University of Florida

Rebuilding Gators looking to add another chapter in this storied SEC rivalry

In 2004, it was the unsportsmanlike conduct penalty that snatched the victory from the fingertips of the Florida Gators.

In 2009, it was the continuous jawing between then-Tennessee head coach Lane Kiffin and then-Florida head coach Urban Meyer.

The infamous “nobody has ever seen a duck pull a truck” story line came in 2016 when the Vols came from behind to stun the Gators.

And last year, it was the Feleipe Franks game-winning heave to Tyrie Cleveland in the end zone as the final nine seconds escaped from the game clock.

This Florida-Tennessee rivalry has proven to be one of the most riveting in all of college football.

And Neyland Stadium in Knoxville, Tennessee, will be the site of the 48th showdown between the Southeastern Conference rivals on Saturday night as Florida heads on the road for the first time this season.

These are two teams in program rebuilds. New Volunteers coach Jeremy Pruitt inherited a team that finished 0-8 in the SEC last season. And Florida head coach Dan Mullen is trying to reshape a program that has been deficient on offense and rife with off-field adversity.

But with the history of SEC rivalry games, it would be a mistake to think that this won’t be a big one. Every conference game is.

“It will be a hostile environment against a team with a new coaching staff, very similar to us,” Mullen said.

The Vols haven’t enjoyed the thrill of an SEC win since November 2016 when they bulldozed the Missouri Tigers 63-37 in Knoxville.

Though the Gators’ conference record in that span isn’t quite as bleak — they have five conference victories since November 2016 — the team is 0-1 in the SEC this season.

“We want to see how our guys handle a different adversity this week,” Mullen said.

The Florida coach knows the importance of generating a good pass rush against Tennessee’s talented receivers, but he especially wants to see his defense do better in third-down situations.

“We were pretty efficient on first and second down, especially on first down,” Mullen said. “But we’ve got to be better on the situational part of the game.”

Despite struggling in their first game of SEC play, Franks is confident in his team’s ability to embrace the test of playing in Neyland’s hostile environment.

“Obviously crowd noise is something we got to work on this week,” Franks said. “Tennessee’s a really good football team. They’re a good football time just like we are.
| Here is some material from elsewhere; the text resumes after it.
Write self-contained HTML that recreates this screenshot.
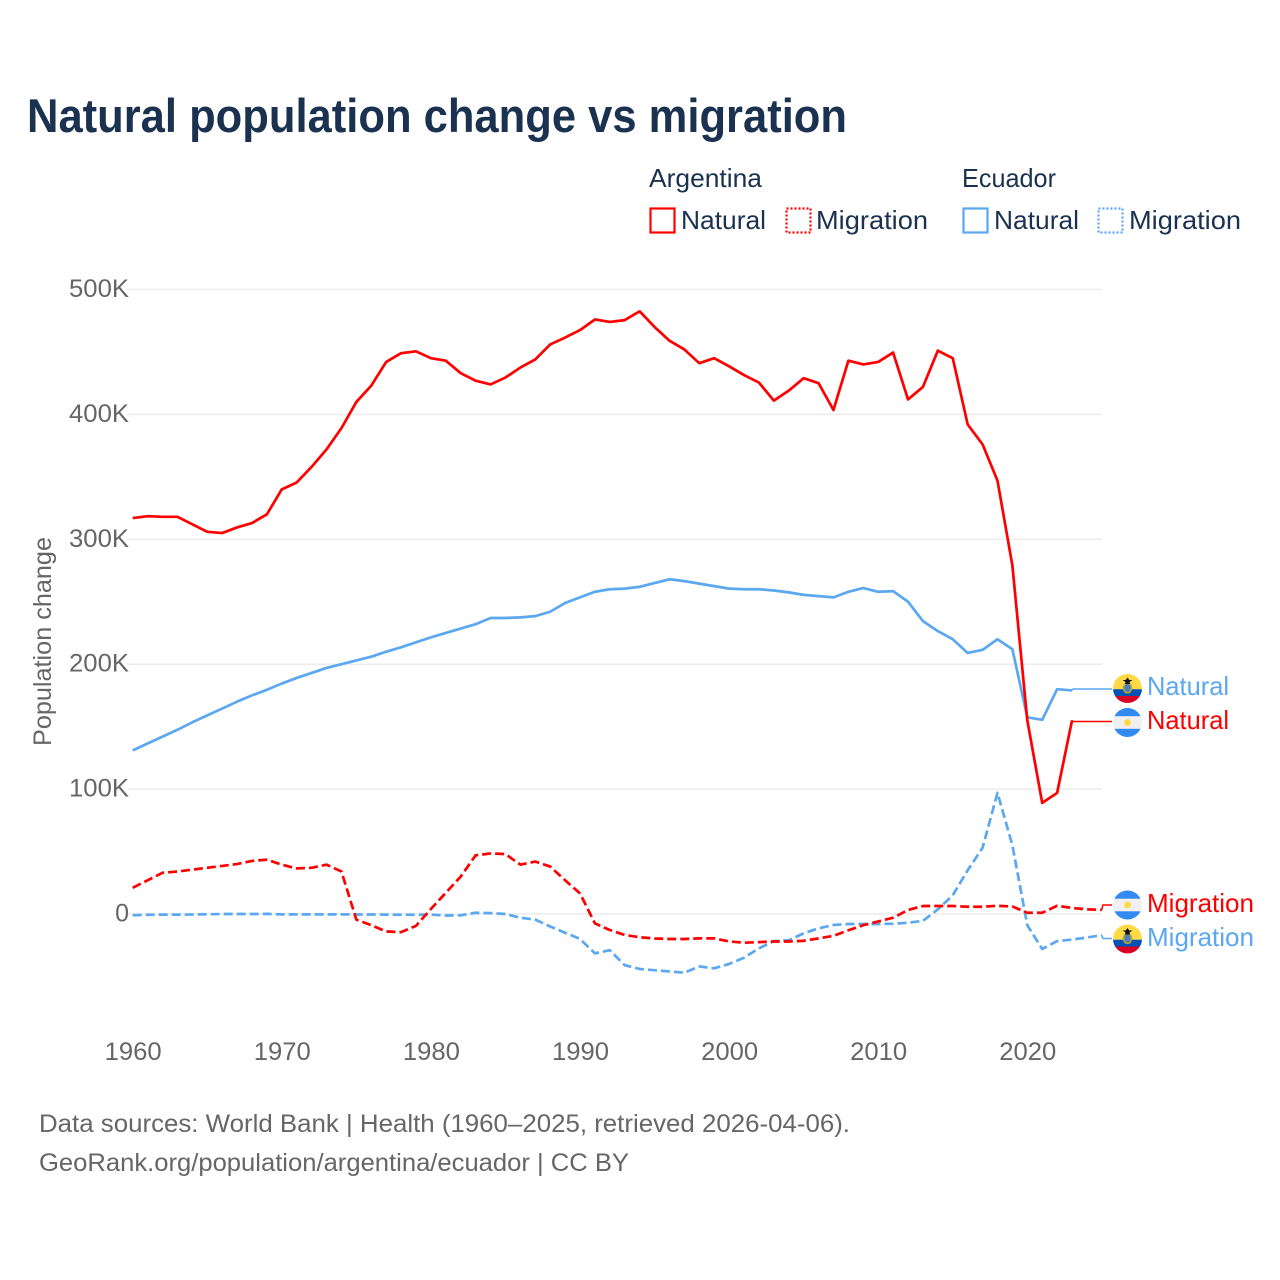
<!DOCTYPE html>
<html lang="en">
<head>
<meta charset="utf-8">
<title>Natural population change vs migration</title>
<style>
html,body{margin:0;padding:0;background:#fff;width:1280px;height:1280px;overflow:hidden}
svg{display:block}
text{font-family:"Liberation Sans",sans-serif}
.dark{fill:#1a3150}
.grey{fill:#666}
</style>
</head>
<body>
<svg id="chart" width="1280" height="1280" viewBox="0 0 1280 1280" xmlns="http://www.w3.org/2000/svg">
  <defs>
    <clipPath id="flag-clip"><circle cx="0" cy="0" r="14.5"/></clipPath>
    <g id="flag-ar">
      <g clip-path="url(#flag-clip)">
        <rect x="-15" y="-15" width="30" height="30" fill="#f0f0f0"/>
        <rect x="-15" y="-15" width="30" height="8.7" fill="#338af3"/>
        <rect x="-15" y="6.3" width="30" height="8.7" fill="#338af3"/>
        <circle cx="0" cy="0" r="3.4" fill="#ffda44"/>
      </g>
    </g>
    <g id="flag-ec">
      <g clip-path="url(#flag-clip)">
        <rect x="-15" y="-15" width="30" height="15.7" fill="#ffda44"/>
        <rect x="-15" y="0.7" width="30" height="6.8" fill="#0052b4"/>
        <rect x="-15" y="7.5" width="30" height="8" fill="#d80027"/>
        <ellipse cx="0" cy="-0.5" rx="4.8" ry="5.6" fill="#c9a227"/>
        <ellipse cx="0" cy="-0.5" rx="3.2" ry="4.2" fill="#4a7fc0"/>
        <path d="M-5,-8.5 L5,-8.5 L2,-6.5 L2.6,-4.5 L-2.6,-4.5 L-2,-6.5 Z M0,-11 L1.8,-8.5 L-1.8,-8.5 Z" fill="#111"/>
      </g>
    </g>
  </defs>

  <text class="dark" x="27" y="132" font-size="47" font-weight="700" textLength="820" lengthAdjust="spacingAndGlyphs">Natural population change vs migration</text>

  <g font-size="26">
    <text class="dark" x="649" y="187" textLength="113" lengthAdjust="spacingAndGlyphs">Argentina</text>
    <text class="dark" x="962" y="187" textLength="94" lengthAdjust="spacingAndGlyphs">Ecuador</text>

    <rect x="650.5" y="208.5" width="24" height="24" fill="none" stroke="#ff0000" stroke-width="2.2"/>
    <text class="dark" x="681" y="229" textLength="85" lengthAdjust="spacingAndGlyphs">Natural</text>
    <rect x="786.5" y="208.5" width="24" height="24" fill="none" stroke="#ff0000" stroke-width="2.2" stroke-dasharray="2 2"/>
    <text class="dark" x="816" y="229" textLength="112" lengthAdjust="spacingAndGlyphs">Migration</text>

    <rect x="963.5" y="208.5" width="24" height="24" fill="none" stroke="#5ba7f0" stroke-width="2.2"/>
    <text class="dark" x="994" y="229" textLength="85" lengthAdjust="spacingAndGlyphs">Natural</text>
    <rect x="1098.5" y="208.5" width="24" height="24" fill="none" stroke="#5ba7f0" stroke-width="2.2" stroke-dasharray="2 2"/>
    <text class="dark" x="1129" y="229" textLength="112" lengthAdjust="spacingAndGlyphs">Migration</text>
  </g>

  <g id="grid"></g>
  <g id="y-ticks"></g>
  <g id="x-ticks"></g>
  <text class="grey" font-size="25" text-anchor="middle" transform="translate(51 641.5) rotate(-90)" textLength="209" lengthAdjust="spacingAndGlyphs">Population change</text>
  <g id="series"></g>

  <g font-size="26">
    <use href="#flag-ec" x="1127.5" y="688.5"/>
    <text x="1147" y="695" fill="#5ba7f0" textLength="82" lengthAdjust="spacingAndGlyphs">Natural</text>
    <use href="#flag-ar" x="1127.5" y="722.5"/>
    <text x="1147" y="729" fill="#ff0000" textLength="82" lengthAdjust="spacingAndGlyphs">Natural</text>
    <use href="#flag-ar" x="1127.5" y="905"/>
    <text x="1147" y="912" fill="#ff0000" textLength="107" lengthAdjust="spacingAndGlyphs">Migration</text>
    <use href="#flag-ec" x="1127.5" y="939"/>
    <text x="1147" y="946" fill="#5ba7f0" textLength="107" lengthAdjust="spacingAndGlyphs">Migration</text>
  </g>

  <text class="grey" x="39" y="1132" font-size="25" textLength="811" lengthAdjust="spacingAndGlyphs">Data sources: World Bank | Health (1960–2025, retrieved 2026-04-06).</text>
  <text class="grey" x="39" y="1171" font-size="25" textLength="590" lengthAdjust="spacingAndGlyphs">GeoRank.org/population/argentina/ecuador | CC BY</text>
</svg>

<script>
// Values are in thousands of people, indexed by year starting at firstYear.
const firstYear = 1960;
const argentinaNatural = [317,318.5,318,318,312,306,305,309.5,313,320,340,345.5,358,372,389,410,423,442,449,450.5,445,443,433,427,424,429.5,437.5,444,456,461.5,467.5,476,474,475.5,482.5,470,459,452,441,445,438.5,431.5,425.5,411,419,429,425,403.5,443,440,442,449.5,412,422,451,445,392,376,347,279,155,89,97,155];
const ecuadorNatural = [131,136.5,142,147.5,153.5,159,164.5,170,175,179.5,184.5,189,193,197,200,203,206,210,213.5,217.5,221.5,225,228.5,232,237,237,237.5,238.5,242,249,253.5,258,260,260.5,262,265,268,266.5,264.5,262.5,260.5,260,260,259,257.5,255.5,254.5,253.5,258,261,258,258.5,250,234.5,226.5,220,209,211.5,220,212,157.5,155.5,180,179];
const argentinaMigration = [21,27,33,34,35.5,37,38.5,40,42.5,43.5,39.5,36.5,37,39.5,34,-4.5,-9,-14,-14.5,-9.5,4,17,30,47,48.5,48,39.5,42,38,27,16.5,-7.5,-12.8,-16.8,-18.6,-19.6,-20,-20,-19.5,-19.5,-22,-23,-22.5,-22,-22,-21.5,-19.5,-17.5,-13,-9,-6,-3,3.2,6.4,6.4,6.4,5.8,5.8,6.6,6,1,1,6.6,4.8,3.7,3.3];
const ecuadorMigration = [-1,-0.6,-0.5,-0.5,-0.4,-0.2,0,0,0,0.1,-0.3,-0.3,-0.3,-0.3,-0.3,-0.4,-0.4,-0.5,-0.6,-0.6,-0.5,-1.2,-1,1,0.7,0,-3,-4.5,-10,-15,-20,-31.5,-29,-41,-44,-45,-46,-47,-42,-43.5,-40,-35,-27.5,-21.7,-21,-15.5,-11.5,-8.8,-8,-8,-8,-7.8,-7,-5.5,3.7,15,35,53,97,55,-9,-28,-21.7,-20.5,-18.8,-17];
const yTickValues = [0,100,200,300,400,500];
const yTickLabels = ["0","100K","200K","300K","400K","500K"];
const xTickValues = [1960,1970,1980,1990,2000,2010,2020];

const NS = "http://www.w3.org/2000/svg";
const plot = {left:132.7, right:1102, xPerYear:14.91, zeroY:914, pxPerK:1.249};
function xScale(year){ return plot.left + (year - firstYear) * plot.xPerYear; }
function yScale(k){ return plot.zeroY - k * plot.pxPerK; }
function linePath(values){
  return values.map(function(v,i){
    return (i ? "L" : "M") + xScale(firstYear + i).toFixed(2) + "," + yScale(v).toFixed(2);
  }).join(" ");
}
function make(tag, attrs, parent){
  const el = document.createElementNS(NS, tag);
  for (const k in attrs) el.setAttribute(k, attrs[k]);
  parent.appendChild(el);
  return el;
}

const grid = document.getElementById("grid");
const yTicks = document.getElementById("y-ticks");
const xTicks = document.getElementById("x-ticks");
const seriesGroup = document.getElementById("series");

yTickValues.forEach(function(v,i){
  const gy = yScale(v);
  const line = make("line", {x1:127, x2:1102, y1:gy, y2:gy, stroke:"#ececec", "stroke-width":1.5}, grid);
  
  
  const attrs = {x:129, y:gy + 7.5, "font-size":25, "text-anchor":"end", class:"grey"};
  if (yTickLabels[i].length > 1) { attrs.textLength = 60; attrs.lengthAdjust = "spacingAndGlyphs"; }
  const t = make("text", attrs, yTicks);
  
  
  t.textContent = yTickLabels[i];
});

xTickValues.forEach(function(year){
  const t = make("text", {x:xScale(year) + 0.5, y:1060, "font-size":25, "text-anchor":"middle", class:"grey", textLength:57, lengthAdjust:"spacingAndGlyphs"}, xTicks);
  
  
  t.textContent = year;
});

function drawSeries(values, color, dashed, name, labelY){
  const p = make("path", {d:linePath(values), fill:"none", stroke:color, "stroke-width":2.7, "stroke-linejoin":"round"}, seriesGroup);
  if (dashed) p.setAttribute("stroke-dasharray", "9 4");
  
  
  const lastX = xScale(firstYear + values.length - 1);
  const lastY = yScale(values[values.length - 1]);
  const c = make("path", {d:"M" + lastX + "," + lastY + " L" + (lastX + 1) + "," + labelY + " L1112," + labelY, fill:"none", stroke:color, "stroke-width":1.5}, seriesGroup);
  
  
}
drawSeries(ecuadorMigration, "#5ba7f0", true, "line-ecuador-migration", 938.5);
drawSeries(argentinaMigration, "#ff0000", true, "line-argentina-migration", 905);
drawSeries(ecuadorNatural, "#5ba7f0", false, "line-ecuador-natural", 689);
drawSeries(argentinaNatural, "#ff0000", false, "line-argentina-natural", 721.5);
</script>
</body>
</html>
It’s going to be a challenge. We’re up for the challenge, just go out there and play football and have fun.”

Saturday’s road trip will be a homecoming of sorts for first-year Gators receiver Van Jefferson, who went to high school in nearby Brentwood, Tennessee.

He will see plenty of familiar faces lined up across from him come game time.

“Of course, I’m happy to go back to see some of my friends,” Jefferson said. “But other than that, I’m going in there on a mission. ”

Jefferson will hope to score in front of his many friends and family members who will be in attendance. But whether he’ll get the chance against a Vols team that hasn’t surrendered a touchdown in its last two contests remains to be decided

“We just gotta execute,” he said. “If we do that we’ll be fine. We’ll get the result we want.”